Great Lakes Garbage Patch Presents Major Threat To Region's Marine Life, Scientists Say

Great Lakes Face Alarming New Environmental Crisis

Take a dip in the Great Lakes these days, and you might get more than you bargained for. That's because, in addition to the water, fish and plant life you might normally expect, the region's waterways are increasingly clogged with plastic debris, according to researchers.

The phenomenon is nothing new. For years, scientists have looked on in alarm as garbage patches, constituted mainly of plastic particles resistant to natural decomposition and consolidated by underwater currents, have grown at alarming rates in the Atlantic and Pacific oceans, as well as off the remote coasts of Antarctica. The "Great Pacific Garbage Patch," the most famous example of water pollution run amok, is by some estimates twice the size of Texas.

"The massive production of plastic and inadequate disposal has made plastic debris an important and constant pollutant on beaches and in oceans around the world," said Lorena M. Rios Mendoza, a University of Wisconsin-Superior scientist researching the impact of such pollution, in a statement to the press. "[T]he Great Lakes are not an exception."

Rios, who presented the findings at the National Meeting & Exposition of the American Chemical Society earlier this week, worked with a team of researchers to measure the extent of pollution in the Great Lakes.

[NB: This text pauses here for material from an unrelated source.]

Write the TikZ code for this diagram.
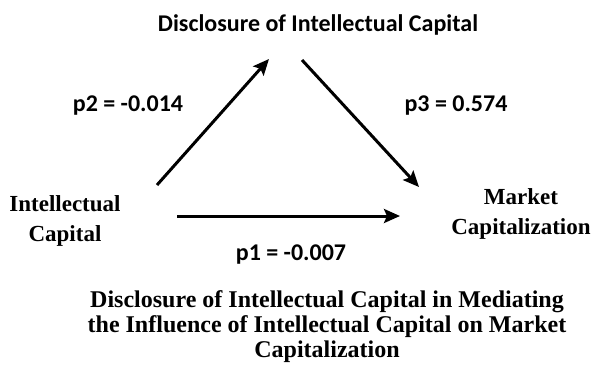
\documentclass[tikz,border=0pt]{standalone}
\usepackage{fontspec}
\setmainfont{Liberation Serif}
\newfontfamily\calibri{Carlito}
\usetikzlibrary{arrows.meta,positioning}

\begin{document}
\begin{tikzpicture}[x=1pt,y=-1pt,
  every node/.style={font=\bfseries\fontsize{23}{30}\selectfont,align=center,inner sep=0pt},
  lbl/.style={font=\calibri\bfseries\fontsize{24}{28}\selectfont},
  conn/.style={line width=3pt,-{Stealth[length=16pt,width=14pt,inset=3pt]}}]
  \useasboundingbox (0,0) rectangle (593,367);
  % variables
  \node[lbl] (dic) at (318,25)  {Disclosure of Intellectual Capital};
  \node      (ic)  at (65,221)  {Intellectual\\Capital};
  \node      (mc)  at (521,214) {Market\\Capitalization};
  % connector ends
  \coordinate (ic_up)   at (157,185);
  \coordinate (dic_in)  at (269,59);
  \coordinate (dic_out) at (302,60);
  \coordinate (mc_in)   at (419,187);
  \coordinate (ic_rt)   at (177,216);
  \coordinate (mc_lt)   at (400,216);
  \path[conn]
  (ic_up)   edge (dic_in)
  (dic_out) edge (mc_in)
  (ic_rt)   edge (mc_lt);
  % coefficients
  \node[lbl] (p2) at (128,106) {p2 = -0.014};
  \node[lbl] (p3) at (456,106) {p3 = 0.574};
  \node[lbl] (p1) at (291,255) {p1 = -0.007};
  \node[font=\bfseries\fontsize{24}{25}\selectfont] (cap) at (327,327)
    {Disclosure of Intellectual Capital in Mediating\\the Influence of Intellectual Capital on Market\\Capitalization};
\end{tikzpicture}
\end{document}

The plastic buildup, which makes up 80 to 90 percent of all ocean pollution, according to Rios, could be especially bad in the Great Lakes, because the particles are so small. "In the samples Rios' team collected from Lake Erie, 85 percent of the particles were smaller than two-tenths of an inch, and much of that was microscopic" according to the press statement. "Her group found between 1,500 and 1.7 million of these particles per square mile."

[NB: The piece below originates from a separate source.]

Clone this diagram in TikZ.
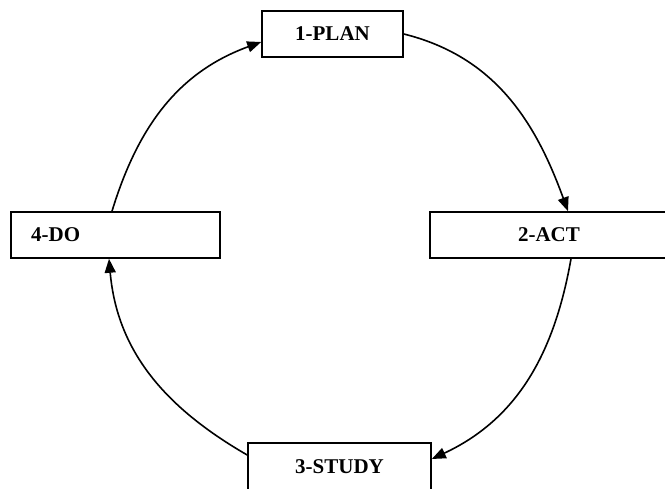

The concentration of microparticles was 24 percent higher than in the Southern Atlantic Ocean's garbage patch. Small particles are especially harmful to marine life because they are more easily ingested than larger debris.

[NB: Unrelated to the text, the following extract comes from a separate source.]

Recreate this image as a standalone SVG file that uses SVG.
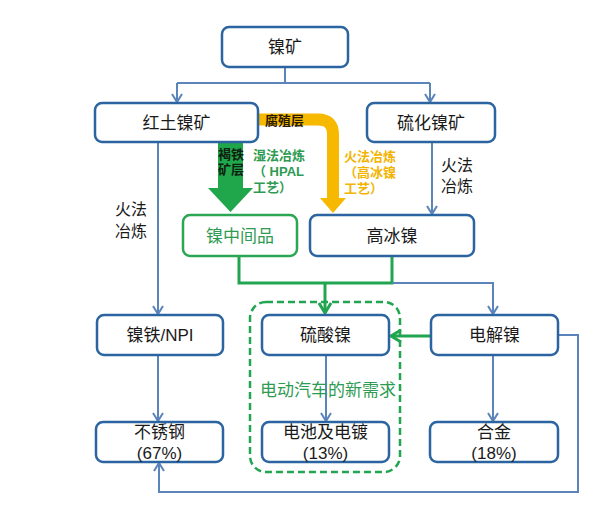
<svg xmlns="http://www.w3.org/2000/svg" width="595" height="528" viewBox="0 0 595 528">
<defs>
<marker id="ab" viewBox="0 0 12 12" refX="10" refY="6" markerWidth="12" markerHeight="12" markerUnits="userSpaceOnUse" orient="auto">
<path d="M2,1 L10,6 L2,11" fill="none" stroke="#5b84bb" stroke-width="2"/>
</marker>
<marker id="ag" viewBox="0 0 14 14" refX="12" refY="7" markerWidth="14" markerHeight="14" markerUnits="userSpaceOnUse" orient="auto">
<path d="M2,1 L12,7 L2,13" fill="none" stroke="#22a550" stroke-width="3"/>
</marker>
</defs>
<style>
.box{fill:#fff;stroke:#2b64a0;stroke-width:2.5}
.gbox{fill:#fff;stroke:#2aa655;stroke-width:2.5}
.t{font-family:"Liberation Sans","Noto Sans CJK SC",sans-serif;font-size:17px;fill:#1a1a1a;text-anchor:middle}
.gt{fill:#2e9b52}
.bl{fill:none;stroke:#5b84bb;stroke-width:2}
.gl{fill:none;stroke:#22a550;stroke-width:3}
.s{font-family:"Liberation Sans","Noto Sans CJK SC",sans-serif;font-size:13px;font-weight:bold}
.side{font-family:"Liberation Sans","Noto Sans CJK SC",sans-serif;font-size:16px;fill:#1a1a1a;text-anchor:middle}
</style>
<rect width="595" height="528" fill="#fff"/>
<g id="connectors">
<path class="bl" d="M285,67 V83"/>
<path class="bl" d="M177,83 H430"/>
<path class="bl" d="M177,83 V102" marker-end="url(#ab)"/>
<path class="bl" d="M430,83 V102" marker-end="url(#ab)"/>
<path class="bl" d="M158,142 V314" marker-end="url(#ab)"/>
<path class="bl" d="M432,142 V214" marker-end="url(#ab)"/>
<path class="gl" d="M239,256 V283 H392 V256"/>
<path class="gl" d="M325,283 V313" marker-end="url(#ag)"/>
<path class="bl" d="M392,283 H493 V314" marker-end="url(#ab)"/>
<path class="gl" d="M431,336 H391" marker-end="url(#ag)"/>
<path class="bl" d="M158,355 V421" marker-end="url(#ab)"/>
<path class="bl" d="M326,355 V421" marker-end="url(#ab)"/>
<path class="bl" d="M493,355 V421" marker-end="url(#ab)"/>
<path class="bl" d="M558,335 H578 V492 H159 V463" marker-end="url(#ab)"/>
<path d="M258,119.5 H318 Q333,119.5 333,134.5 V199" fill="none" stroke="#f6b900" stroke-width="12"/>
<polygon points="320,198 346,198 333,213" fill="#f6b900"/>
<polygon points="218,142 243,142 243,188 253,188 230.5,212 208,188 218,188" fill="#20a64b"/>
<rect x="250" y="302" width="150" height="170" rx="16" fill="none" stroke="#22a550" stroke-width="2.5" stroke-dasharray="7 4"/>
</g>
<g id="n-nieku"><rect class="box" x="222" y="27" width="126" height="40" rx="7"/><text class="t" x="285" y="53">镍矿</text></g>
<g id="n-hongtu"><rect class="box" x="95" y="103" width="163" height="39" rx="7"/><text class="t" x="176.5" y="129">红土镍矿</text></g>
<g id="n-liuhua"><rect class="box" x="367" y="103" width="128" height="39" rx="7"/><text class="t" x="431" y="129">硫化镍矿</text></g>
<g id="n-zhongjian"><rect class="gbox" x="183" y="215" width="114" height="41" rx="7"/><text class="t gt" x="240" y="242">镍中间品</text></g>
<g id="n-gaobing"><rect class="box" x="310" y="215" width="164" height="41" rx="7"/><text class="t" x="392" y="242">高冰镍</text></g>
<g id="n-npi"><rect class="box" x="97" y="315" width="126" height="40" rx="7"/><text class="t" x="160" y="341">镍铁/NPI</text></g>
<g id="n-liusuan"><rect class="box" x="262" y="315" width="127" height="40" rx="7"/><text class="t" x="325.5" y="341">硫酸镍</text></g>
<g id="n-dianjie"><rect class="box" x="431" y="315" width="127" height="40" rx="7"/><text class="t" x="494.5" y="341">电解镍</text></g>
<g id="n-buxiu"><rect class="box" x="96" y="422" width="127" height="40" rx="7"/><text class="t" x="159.5" y="438">不锈钢<tspan x="159.5" dy="21">(67%)</tspan></text></g>
<g id="n-dianchi"><rect class="box" x="262" y="422" width="127" height="40" rx="7"/><text class="t" x="325.5" y="438">电池及电镀<tspan x="325.5" dy="21">(13%)</tspan></text></g>
<g id="n-hejin"><rect class="box" x="430" y="422" width="128" height="40" rx="7"/><text class="t" x="494" y="438">合金<tspan x="494" dy="21">(18%)</tspan></text></g>
<g id="labels">
<text class="s" x="265" y="125" fill="#2a1a00">腐殖层</text>
<text class="s" x="218" y="159" fill="#102010" font-size="12">褐铁<tspan x="218" dy="15">矿层</tspan></text>
<text class="s" x="253" y="160" fill="#2e9b52">湿法冶炼<tspan x="253" dy="16">（ HPAL</tspan><tspan x="253" dy="16">工艺）</tspan></text>
<text class="s" x="344" y="161" fill="#f2b400">火法冶炼<tspan x="344" dy="16">（高冰镍</tspan><tspan x="344" dy="16">工艺）</tspan></text>
<text class="side" x="457" y="171">火法<tspan x="457" dy="21">冶炼</tspan></text>
<text class="side" x="131" y="215">火法<tspan x="131" dy="22">冶炼</tspan></text>
<text class="t gt" x="328" y="396">电动汽车的新需求</text>
</g>
</svg>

"The thriving plastics colony represents a significant hazard to biodiversity," writes John Metcalfe at The Atlantic Cities, "because the small chunks look like food to fish, birds and other creatures. Once they're swallowed, the indigestible material can fill up an animal's stomach and create a fatal blockage. Or it might give the critters a false feeling of satiation, causing them to starve to death."

Rios' study was the first of its kind in the Great Lakes.